After Sundays adventure I’m hobbling around on crutches with a knee that is swollen like a water balloon and won’t bear much weight. Thankfully there’s probably nothing broken, fractured, twisted or torn, so I just have to wait for my knee to stop panicking (it has an built-in air bag that doesn’t deploy quickly enough?) and recovery might not take too long. I hope.

 

 

Then I shall buy these tyres (Schwalbe Winter Marathons) and laugh in the face of any ice and snow in my path.

Categories
canada general

all things considered, this day gets a D-

Pro I got to have a sleep-in, because I was doing the Yamnuska Leading on Ice course today.
Con Our Jeep still isn’t working, so I had to leave the house early to cycle to the Yamnuska Office.
Pro Riding around town is always fun, and it was fairly warm this morning.
Con I arrived at the offices at 8am (as it instructed on the email I got) and everyone else had apparently been there since 7.30, and they’d been having a pre-course briefing.
Pro I got to carpool with a nice Japanese girl.
Con The other car which held the other three people doing the course, and the guide, quickly disappeared. So much for a convey – oh well, at least he told us where we were going, and we can hopefully remember how to get there.
Con We realised after we pass Dead Man’s Flats that the car would not have enough fuel to get to King Creek and back.
Con Exshaw petrol station doesn’t open til 10am on Sunday.
Con When I phone the guide to let him know we’ll be late, it goes straight to voicemail. Damn.
Con We end up driving back to Canmore again just for fuel, as it’s now the closest place that will be open.
Con The car will now not go into gear, and is not going anywhere any time soon.
Pro At least we’re stuck in Canmore, rather than anywhere further afield.
Con Get voicemail again when try phoning guide again. Leave message. Get voicemail at Yamnuska too.
Con Where we want to go is too far for any of the cab companies.
Con The rental car places are closed on Sunday.
Con Cannot find anyone with a car I could borrow.
Pro Having walked back to the Yamnuska offices, they are toasty and warm. I wander round inside and yell to see if anyone is there.
Con There is noone there.
Pro If I was a thief I could steal lots of good things.
Con I am not a thief.
Pro It is snowing pretty fat flakes, and I decide to ride to the Canmore Junkyards – it is Sunday, maybe there will be people I know there.
Pro I look around and take photos at the Junkyards.
Con I do not climb at the Junkyards.
Pro Cycling in the snow is fun!
Con I go back along the powerlines, where there is ice underneath the snow. The ice is less fun, and on a downhill section I lose the back end of my bike and land knee first on the ice.
Con My knee hurts rather a lot.
Con I have trouble walking now, and cannot bend my knee to ride.
Pro Nice men from the power company give me a lift in their truck.
Con My knee has an increasingly large bloody lump on it.
Pro The snow is pretty to watch outside the window, and is handy for putting inside a bag to ice my knee with.
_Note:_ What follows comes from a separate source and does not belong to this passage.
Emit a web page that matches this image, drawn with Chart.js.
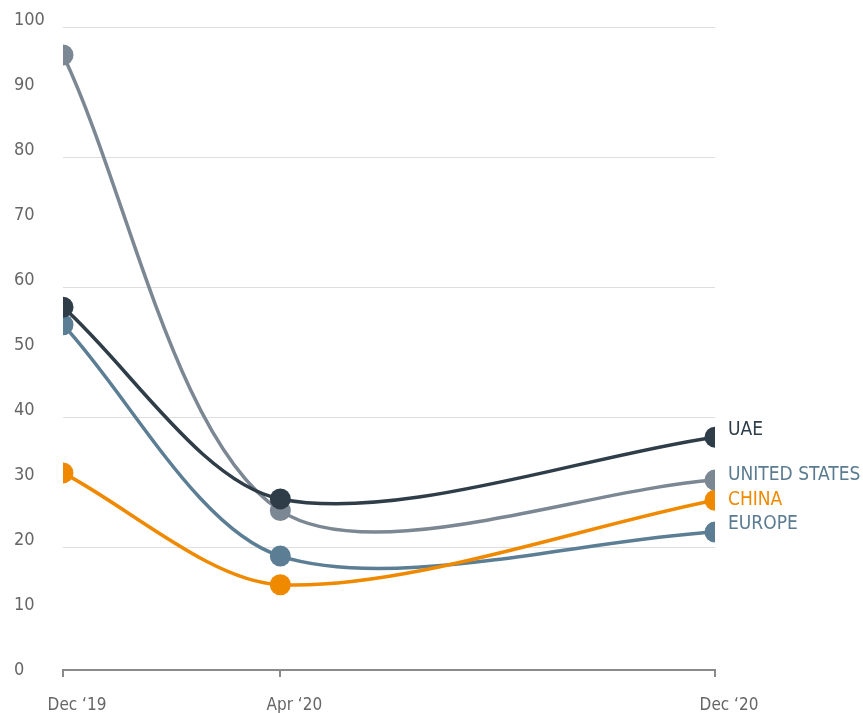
<!DOCTYPE html>
<html>
<head>
<meta charset="utf-8">
<script src="https://cdn.jsdelivr.net/npm/chart.js@4.4.1/dist/chart.umd.min.js"></script>
<style>
  html, body { margin: 0; padding: 0; background: #fff; }
  #wrap { width: 863px; height: 713px; position: relative; }
</style>
</head>
<body>
<div id="wrap"><canvas id="chart"></canvas></div>
<script>
// months since Dec '19
const months = [0, 4, 12]
const monthLabels = { 0: "Dec \u201819", 4: "Apr \u201820", 12: "Dec \u201820" }
const yTicks = [0, 10, 20, 30, 40, 50, 60, 70, 80, 90, 100]

const uae = [56.9, 27.4, 36.9]
const unitedStates = [95.7, 25.6, 30.3]
const china = [31.4, 14.2, 27.2]
const europe = [54.2, 18.6, 22.3]

const FONT = "'Liberation Sans Narrow', 'DejaVu Sans Condensed', 'Roboto Condensed', sans-serif"

const series = [
  { name: "UAE", values: uae, color: "#2f3d48", text: "#2f3d48", dy: -7 },
  { name: "UNITED STATES", values: unitedStates, color: "#7b8792", text: "#5b7b91", dy: -5 },
  { name: "CHINA", values: china, color: "#ef8a00", text: "#ef8a00", dy: 0 },
  { name: "EUROPE", values: europe, color: "#5b7e94", text: "#5b7b91", dy: -8 }
]

// names at the end of each line
const endLabels = {
  id: "endLabels",
  afterDatasetsDraw(chart) {
    const ctx = chart.ctx
    ctx.save()
    ctx.font = "19px " + FONT
    ctx.textAlign = "left"
    ctx.textBaseline = "middle"
    chart.data.datasets.forEach((ds, i) => {
      const meta = chart.getDatasetMeta(i)
      const pt = meta.data[meta.data.length - 1]
      ctx.fillStyle = series[i].text
      ctx.fillText(ds.label, pt.x + 13, pt.y + series[i].dy)
    })
    ctx.restore()
  }
}

new Chart(document.getElementById("chart"), {
  type: "line",
  data: {
    datasets: series.map(s => ({
      label: s.name,
      data: months.map((m, i) => ({ x: m, y: s.values[i] })),
      borderColor: s.color,
      backgroundColor: s.color,
      pointBackgroundColor: s.color,
      pointBorderWidth: 0,
      pointRadius: 10.5,
      borderWidth: 3.5,
      tension: 0.3,
      fill: false
    }))
  },
  options: {
    responsive: true,
    maintainAspectRatio: false,
    animation: false,
    layout: { padding: { left: 14, right: 148, top: 27, bottom: 0 } },
    plugins: {
      legend: { display: false },
      tooltip: { enabled: false }
    },
    scales: {
      x: {
        type: "linear",
        min: 0,
        max: 12,
        afterBuildTicks: scale => { scale.ticks = months.map(v => ({ value: v })) },
        afterFit: scale => { scale.height = 43 },
        border: { display: true, color: "#8a8a8a", width: 2 },
        grid: { drawOnChartArea: false, color: "#8a8a8a", lineWidth: 2, tickLength: 7 },
        ticks: {
          color: "#666",
          font: { family: FONT, size: 17 },
          padding: 18,
          labelOffset: 14,
          maxRotation: 0,
          callback: v => monthLabels[v]
        }
      },
      y: {
        min: 1.08,
        max: 100,
        afterBuildTicks: scale => { scale.ticks = yTicks.map(v => ({ value: v })) },
        afterFit: scale => { scale.width = 49 },
        border: { display: false },
        grid: {
          drawTicks: false,
          color: c => (c.tick && c.tick.value > 0 && c.tick.value % 20 === 0) ? "#dedede" : "rgba(0,0,0,0)",
          lineWidth: 1
        },
        ticks: {
          color: "#666",
          font: { family: FONT, size: 18 },
          crossAlign: "far",
          labelOffset: -7
        }
      }
    }
  },
  plugins: [endLabels]
})
</script>
</body>
</html>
And I have brownies.

(Grade subject to revision depending on how this knee injury turns out… and I would love some studded tyres to help with the ice problems, but they weren’t really in the budget… hmm.)

Categories
canada general snow trip reports

boom lake

It wasn’t going BOOM at all (except for once perhaps, on the way up).

 

 

Starting from a parking lot not far South of Castle Junction, you head up through the trees, then up and down a meandering path through the trees til you hit the lake about 5km later. When we went up there were only a few sets of footprints there, some of which had obviously given up after a kilometre or so. The lake was mostly frozen (except for those few disconcertingly slushy sections), and had a few inches of snow on it.
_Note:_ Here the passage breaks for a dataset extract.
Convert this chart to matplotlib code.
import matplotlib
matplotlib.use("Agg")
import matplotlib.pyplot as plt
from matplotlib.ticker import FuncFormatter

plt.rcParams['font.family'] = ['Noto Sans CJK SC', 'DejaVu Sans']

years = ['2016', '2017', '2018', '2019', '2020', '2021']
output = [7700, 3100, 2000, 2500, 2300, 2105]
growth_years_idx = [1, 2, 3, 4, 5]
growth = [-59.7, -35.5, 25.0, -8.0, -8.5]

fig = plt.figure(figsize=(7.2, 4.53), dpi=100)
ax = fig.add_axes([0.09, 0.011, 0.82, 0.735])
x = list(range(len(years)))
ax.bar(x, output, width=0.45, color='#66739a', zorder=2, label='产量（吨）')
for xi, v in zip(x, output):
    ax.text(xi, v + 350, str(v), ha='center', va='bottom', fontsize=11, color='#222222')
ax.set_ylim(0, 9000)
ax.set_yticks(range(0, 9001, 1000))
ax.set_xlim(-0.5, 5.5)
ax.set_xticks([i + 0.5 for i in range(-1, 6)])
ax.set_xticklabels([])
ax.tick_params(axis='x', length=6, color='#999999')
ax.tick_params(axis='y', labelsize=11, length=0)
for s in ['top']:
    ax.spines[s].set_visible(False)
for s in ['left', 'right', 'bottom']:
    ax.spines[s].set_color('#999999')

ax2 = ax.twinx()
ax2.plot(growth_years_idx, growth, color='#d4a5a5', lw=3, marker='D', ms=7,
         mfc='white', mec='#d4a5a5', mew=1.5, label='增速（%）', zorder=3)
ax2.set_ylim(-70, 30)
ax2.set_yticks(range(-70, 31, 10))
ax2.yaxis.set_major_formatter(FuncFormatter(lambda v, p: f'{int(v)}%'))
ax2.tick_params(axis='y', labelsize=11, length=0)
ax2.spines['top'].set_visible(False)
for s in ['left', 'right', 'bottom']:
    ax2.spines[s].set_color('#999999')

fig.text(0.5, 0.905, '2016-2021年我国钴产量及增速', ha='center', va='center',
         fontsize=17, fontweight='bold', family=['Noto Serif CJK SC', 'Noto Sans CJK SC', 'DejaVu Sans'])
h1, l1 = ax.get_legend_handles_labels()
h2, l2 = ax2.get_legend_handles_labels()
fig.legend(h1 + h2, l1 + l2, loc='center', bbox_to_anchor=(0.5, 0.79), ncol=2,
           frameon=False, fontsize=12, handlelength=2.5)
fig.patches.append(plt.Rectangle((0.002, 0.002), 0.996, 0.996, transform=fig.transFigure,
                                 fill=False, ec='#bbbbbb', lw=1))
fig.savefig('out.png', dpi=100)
There are a few ice routes up the end up the lake too, that were looking blue and climbable.

Categories
canada climbing general

early season ice

So, with the Jeep still out of action at the mechanics (and while it’s away we’re secretly looking at every Subaru we see for sale), we ended up cycling to the ice. First we tried to have a look at the Pigeon Mountain Falls near Dead Mans Flats, but the guys at the quarry in front of it weren’t having any of that. So we cycled onward to Heart Creek.

 

Creeksicles

 

Nothing was looking particularly inspiring – and Heart Falls definitely didn’t sound very frozen, I couldn’t be bothered with the scramble round to confirm one way or the other.

 

Thoroughly unappealing look at some of the early season ice at Heart Creek

 

So we ended up playing on the left smear near Bunny Wall (WI2ish) – which was thick enough to take screws if you chose your spot carefully.

 

The two smears near Bunny Wall at Heart Creek

 

Of course by the time we left it was already 4.30pm. And there was a headwind. And we were hungry. And it was uphill. And the only way home is along the freeway. And it was 25km of cycling in the dark to get home. Just sometimes, I think a functioning car could be a handy thing.